Dejunking and reconstructing bytecode

Published on: 2020-11-08

In my last blog post, here, I figured that the Python bytecode could be obfuscated somewhat. Turns out it is, and this post will be a run down of my findings and the problems I encountered. It is a work in progress, so there could be updates at some point. I'll change the title in that case.

This post concerns the obsolete 2.7 version of Python, since that's what the target application embeds.

Python bytecode is pretty simple. You have one byte of opcode, followed by two optional bytes of argument (that's what cPython, the reference implementation, calls it). A list of opcodes is contained in opcode.h. Opcodes that are smaller than 90 do not expect any argument, and are thus only one byte in size.

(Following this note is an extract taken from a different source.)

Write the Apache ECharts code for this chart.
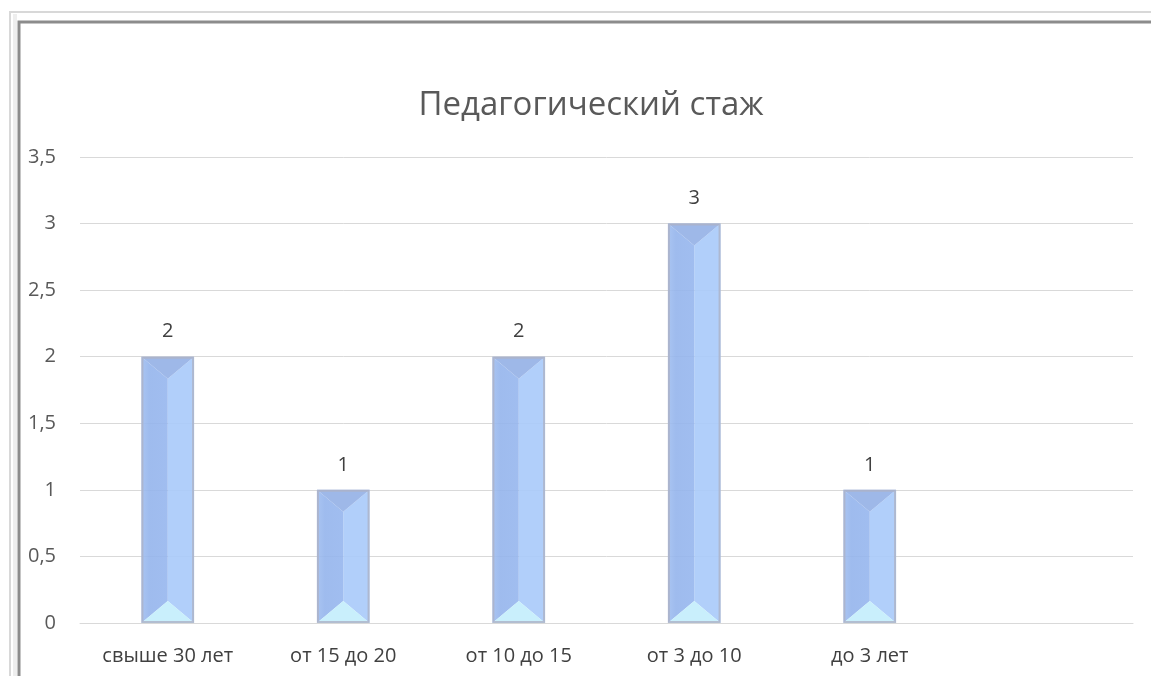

There exist disassemblers and even decompilers for this bytecode, and they work well for standard bytecode that was not messed with. The one I am looking at has two obfusications (that I am aware of at this point) though. Let's look at them.

Insertion of junk instructions to confuse disassemblers

Normally, a disassembler would look at a set of instructions and decode them into some sort of text representation sequentially. For example, take the following bytecode:

6401006400006c00007d0000

This decodes to:

LOAD_CONST      1 (-1)
LOAD_CONST      0 (None)
IMPORT_NAME     0 (sys)
STORE_FAST      0 (sys)

Which is simple enough. The disassembler relies on the bytecode being correct though for a number of factors. For one, it decides how many bytes of argument to read by looking at the integer value of the opcode. If it's under 90, it treats the bytes after the opcode as a new opcode and not as argument data. This means that it's possible to write a program that can stop disassemblers by taking bytecode, inserting junk instructions or random bytes into it at some place, and then recalculate jumps and branches to account for this. The VM does not care much when executing this manipulated bytecode, as long as the obfuscator took care to direct it around the junk using jumps or other means of control flow. But a disassembler that reads code top down without dynamic analysis will run into these junk areas and produce completely wrong output, or even crash.

So, what can we do against this? I decided to write a small program which takes bytecode and recursively traces it, running along all branches and marking code paths which can actually be executed. This is easy because there aren't that many branching opcodes. In fact, these are the ones I identified:

JUMP_FORWARD            110
JUMP_IF_FALSE_OR_POP    111
JUMP_IF_TRUE_OR_POP     112
JUMP_ABSOLUTE           113
POP_JUMP_IF_FALSE       114
POP_JUMP_IF_TRUE        115
FOR_ITER                93

All non executed areas of code then get a nop (0x9), so the disassembler does not stumble over junk bytes anymore. This is simple, but actually does not solve another problem: What happens when the junk is located in an actually executable path? Most of the time, it is located behind a JUMP_ABSOLUTE instruction, and that's easy enough to detect with the static algorithm I wrote. Consider this though:

LOAD_CONST         3
POP_JUMP_IF_TRUE   42 
...junk bytes here...
IMPORT_NAME        1  #address 42

This code pushes the const at index 3 onto the stack. POP_JUMP_IF_TRUE checks the top of the stack, and jumps to the absolute bytecode offset if it is (after popping the top). In this case, as long as the const array has a true value at offset 3 (which is easy to guarantee), it will always jump, thus being equivalent to JUMP_ABSOLUTE. This is something my small static analyzer does not know though currently. I need to teach it to read const values like that and evaluate those jumps, then it can skip those junk instructions too.

Insertion of junk constants and local names

Another thing that this obfuscator does is insert random strings into both the constant and local names. It then goes through the bytecode and increments all LOAD_CONST and LOAD_NAME opcode arguments by the number of junk strings added to the respective arrays. This is a simple but effective obfuscation. Fortunately, it is also simple to revert if you can identify junk locals and global names by some shared attribute. In this case, the junk names include at least one space character.

Open questions

I wonder why they did not obfuscate opcodes, or even change the opcode mapping. That would have been a royal pain, since then I would have needed to figure out what function maps to what integer value. Or, why did they not obfuscate arguments or length of argument bytes? This too would have taken some time to reverse. Writing a junk code insertion routine is a lot more challenging than changing a bit of cPython code. So why did they not go for these low hanging fruit? Maybe I do not know the Python VM enough to understand this. If you know or want to wager a guess, I would be interested to hear.